Le soutien international dont jouit le CNRI se reflète dans la diversité de la participation à ses rassemblements annuels pour le changement de régime, qui se tiennent généralement près de Paris. De nombreux dignitaires politiques qui se sont exprimés avant ces événements ont également pesé de tout leur poids pour attirer l’attention de la communauté internationale sur le massacre de 1988, pour que les principales puissances mondiales condamnent officiellement ses auteurs et pour que des poursuites soient engagées contre ces derniers devant la Cour pénale internationale.

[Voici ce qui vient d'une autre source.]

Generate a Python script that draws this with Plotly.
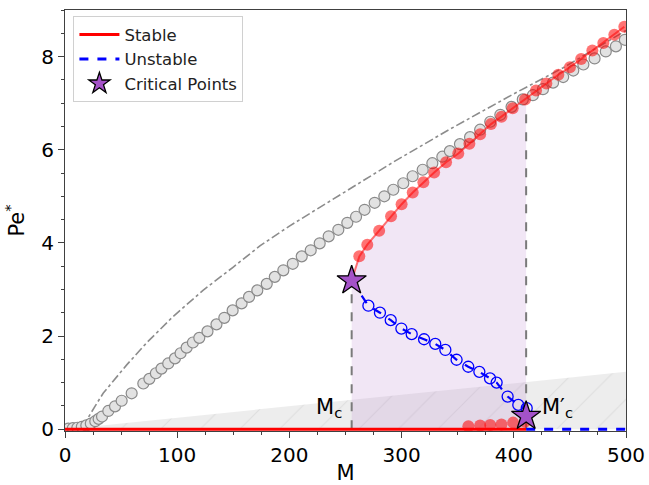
import plotly.graph_objects as go

# ---- data ----
gray_M = [3, 7, 11, 15, 19, 23, 27, 30, 33, 38.6, 44.6, 50.5, 59.4, 69.8, 75.2, 81, 86, 92,
          98, 103, 108.4, 114, 119.7, 127, 135, 142, 149.4, 157.4, 164, 171.4, 179.8, 187,
          194.6, 203, 211, 219, 227, 235, 243.6, 251.6, 259.4, 267, 276, 284.6, 292.6, 301.5,
          309.8, 318.8, 327.4, 336.3, 343, 352, 361, 370, 379, 388, 398, 408, 417, 426, 435,
          444, 453, 462, 472, 482, 491, 499]
gray_Pe = [0.01, 0.02, 0.03, 0.05, 0.08, 0.12, 0.17, 0.22, 0.27, 0.39, 0.49, 0.61, 0.77, 0.98,
           1.08, 1.2, 1.3, 1.41, 1.52, 1.63, 1.75, 1.86, 1.96, 2.1, 2.25, 2.39, 2.55, 2.7, 2.84,
           2.98, 3.12, 3.27, 3.41, 3.55, 3.71, 3.84, 3.99, 4.14, 4.28, 4.43, 4.56, 4.71, 4.86,
           5.0, 5.14, 5.28, 5.43, 5.57, 5.71, 5.85, 5.97, 6.12, 6.27, 6.43, 6.6, 6.75, 6.92,
           7.08, 7.17, 7.3, 7.44, 7.56, 7.7, 7.83, 7.96, 8.11, 8.22, 8.36]

stable_up_M = [262.3, 269.4, 280, 290.6, 300, 309.9, 319.4, 329, 339.6, 350.5, 360.4, 370,
               379.7, 389, 399, 410, 419.8, 429, 439.7, 450, 460, 470, 479.8, 489.6, 498.5]
stable_up_Pe = [3.71, 3.96, 4.26, 4.57, 4.83, 5.08, 5.3, 5.51, 5.73, 5.92, 6.13, 6.33, 6.55,
                6.71, 6.89, 7.08, 7.27, 7.42, 7.61, 7.77, 7.95, 8.13, 8.29, 8.47, 8.64]

unstable_M = [270.4, 280.7, 290.3, 299.8, 309, 320, 330, 339, 349, 359.4, 369.3, 378.8,
              384.7, 394.5, 404, 411.5]
unstable_Pe = [2.65, 2.5, 2.34, 2.16, 2.04, 1.93, 1.83, 1.7, 1.49, 1.34, 1.23, 1.09, 1.0,
               0.7, 0.52, 0.45]

stable_low_M = [359.5, 370, 379, 389, 399.4, 410]
stable_low_Pe = [0.06, 0.08, 0.09, 0.1, 0.14, 0.16]

stable_base_M = [0, 411]
stable_base_Pe = [0, 0]
unstable_base_M = [411, 500]
unstable_base_Pe = [0, 0]

dashdot_M = [15, 20, 27, 34, 55, 73, 96, 123, 150, 174, 200, 251, 293, 343, 400, 444, 500]
dashdot_Pe = [0.05, 0.22, 0.5, 0.77, 1.38, 1.86, 2.41, 2.98, 3.48, 3.94, 4.36, 5.12, 5.74,
              6.44, 7.2, 7.76, 8.56]

wedge_M = [0, 500]
wedge_Pe = [0, 1.23]

crit_M = [255.5, 411]
crit_Pe = [3.19, 0.28]
crit_top_Pe = [3.19, 6.95]
crit_labels = ["M<sub>c</sub>", "M′<sub>c</sub>"]
label_M = [235, 439]
label_Pe = [0.46, 0.46]

x_ticks = [0, 100, 200, 300, 400, 500]
y_ticks = [0, 2, 4, 6, 8]

fig = go.Figure()

# hatched grey wedge
fig.add_trace(go.Scatter(x=wedge_M, y=wedge_Pe, mode="lines", line=dict(width=0, color="rgba(0,0,0,0)"),
                         fill="tozeroy", fillcolor="rgba(232,232,232,0.85)",
                         fillpattern=dict(shape="/", bgcolor="rgba(234,234,234,0.85)",
                                          fgcolor="rgba(205,205,205,0.9)", size=28, solidity=0.04),
                         showlegend=False, hoverinfo="skip"))

# purple bistable region under the upper stable branch
reg_M = [crit_M[0]] + [m for m in stable_up_M if m <= crit_M[1]] + [crit_M[1]]
reg_Pe = [crit_Pe[0]] + [p for m, p in zip(stable_up_M, stable_up_Pe) if m <= crit_M[1]] + [crit_top_Pe[1]]
fig.add_trace(go.Scatter(x=reg_M, y=reg_Pe, mode="lines", line=dict(width=0, color="rgba(0,0,0,0)"),
                         fill="tozeroy", fillcolor="rgba(190,140,210,0.22)",
                         showlegend=False, hoverinfo="skip"))

# dash-dot reference curve
fig.add_trace(go.Scatter(x=dashdot_M, y=dashdot_Pe, mode="lines",
                         line=dict(color="#8c8c8c", width=1.6, dash="dashdot"),
                         showlegend=False))

# grey simulation circles
fig.add_trace(go.Scatter(x=gray_M, y=gray_Pe, mode="markers",
                         marker=dict(size=11, color="#e2e2e2", line=dict(color="#8a8a8a", width=1.2)),
                         showlegend=False))

# vertical dashed lines at critical points
for m, top in zip(crit_M, crit_top_Pe):
    fig.add_trace(go.Scatter(x=[m, m], y=[0, top], mode="lines",
                             line=dict(color="#7a7a7a", width=2, dash="dash"),
                             showlegend=False))

# stable upper branch
fig.add_trace(go.Scatter(x=[crit_M[0]] + stable_up_M, y=[crit_Pe[0]] + stable_up_Pe, mode="lines",
                         line=dict(color="rgba(255,40,40,0.65)", width=2), showlegend=False))
fig.add_trace(go.Scatter(x=stable_up_M, y=stable_up_Pe, mode="markers",
                         marker=dict(size=12, color="rgba(255,0,0,0.55)"), showlegend=False))

# stable lower branch circles
fig.add_trace(go.Scatter(x=stable_low_M, y=stable_low_Pe, mode="markers",
                         marker=dict(size=12, color="rgba(255,0,0,0.55)"), showlegend=False))

# unstable branch
fig.add_trace(go.Scatter(x=[crit_M[0]] + unstable_M + [crit_M[1]],
                         y=[crit_Pe[0]] + unstable_Pe + [crit_Pe[1]], mode="lines",
                         line=dict(color="blue", width=2.2, dash="dash"), showlegend=False))
fig.add_trace(go.Scatter(x=unstable_M, y=unstable_Pe, mode="markers",
                         marker=dict(size=11, color="rgba(0,0,0,0)", line=dict(color="blue", width=1.3)),
                         showlegend=False))

# base lines (legend entries)
fig.add_trace(go.Scatter(x=stable_base_M, y=stable_base_Pe, mode="lines",
                         line=dict(color="red", width=3), name="Stable"))
fig.add_trace(go.Scatter(x=unstable_base_M, y=unstable_base_Pe, mode="lines",
                         line=dict(color="blue", width=3, dash="dash"), name="Unstable"))

# critical points
fig.add_trace(go.Scatter(x=crit_M, y=crit_Pe, mode="markers", name="Critical Points",
                         marker=dict(symbol="star", size=22, color="#a452c8",
                                     line=dict(color="black", width=1.3)),
                         cliponaxis=False))

for txt, m, p in zip(crit_labels, label_M, label_Pe):
    fig.add_annotation(x=m, y=p, text=txt, showarrow=False, xanchor="center", yanchor="middle",
                       font=dict(size=21, color="black", family="DejaVu Sans"))

axis_common = dict(showgrid=False, zeroline=False, showline=True, linecolor="#404040", linewidth=1.2,
                   mirror=True, ticks="outside", ticklen=6, tickwidth=1.2, tickcolor="#404040",
                   automargin=False,
                   tickfont=dict(size=20, family="DejaVu Sans", color="black"))
fig.update_xaxes(range=[0, 500], tickvals=x_ticks,
                 minor=dict(dtick=25, ticks="outside", ticklen=3, tickcolor="#404040"),
                 title=dict(text="M", font=dict(size=21, family="DejaVu Sans", color="black"), standoff=2),
                 **axis_common)
fig.update_yaxes(range=[-0.04, 9], tickvals=y_ticks,
                 minor=dict(dtick=0.5, tick0=0, ticks="outside", ticklen=3, tickcolor="#404040"),
                 title=dict(text="Pe<sup>*</sup>", font=dict(size=21, family="DejaVu Sans", color="black"), standoff=10),
                 **axis_common)

fig.update_layout(
    width=649, height=485,
    margin=dict(l=65, r=23, t=10, b=54),
    plot_bgcolor="white", paper_bgcolor="white",
    font=dict(family="DejaVu Sans", color="black"),
    legend=dict(x=0.015, y=0.985, xanchor="left", yanchor="top",
                bgcolor="rgba(255,255,255,0.9)", bordercolor="#d0d0d0", borderwidth=1,
                font=dict(size=16.5, family="DejaVu Sans", color="#222"), itemwidth=40,
                tracegroupgap=2),
)

fig.write_html("out.html", config={"displayModeBar": False},
               post_script="document.body.style.margin='0px';document.body.style.overflow='hidden';")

Mais jusqu’à présent, ces efforts n’ont pas réussi à trouver un débouché aussi influent que l’Assemblée générale des Nations unies. Les militants de l’opposition iranienne étant confrontés à une intensification de la répression et à la menace très réelle d’un nouveau massacre, il est plus que jamais important que les événements du massacre de 1988 soient exposés à une échelle véritablement mondiale. Tous ceux qui ont déjà exprimé leur soutien à la démocratie et aux droits humains en Iran devraient maintenant demander à leur propre gouvernement d’exiger une enquête indépendante sur le « pire crime de la République islamique », et de faire ainsi comprendre que les mollahs ne peuvent pas s’attendre à s’en tirer éternellement avec de tels crimes.
Si la communauté internationale ne parvient pas à faire passer ce message clairement et sans équivoque, elle risque de répéter les erreurs de 1988, lorsqu’Amnesty International et l’OMPI ont mis en garde contre un crime contre l’humanité en cours, mais que ceux qui avaient le pouvoir d’intervenir ont décidé au contraire de ne rien faire.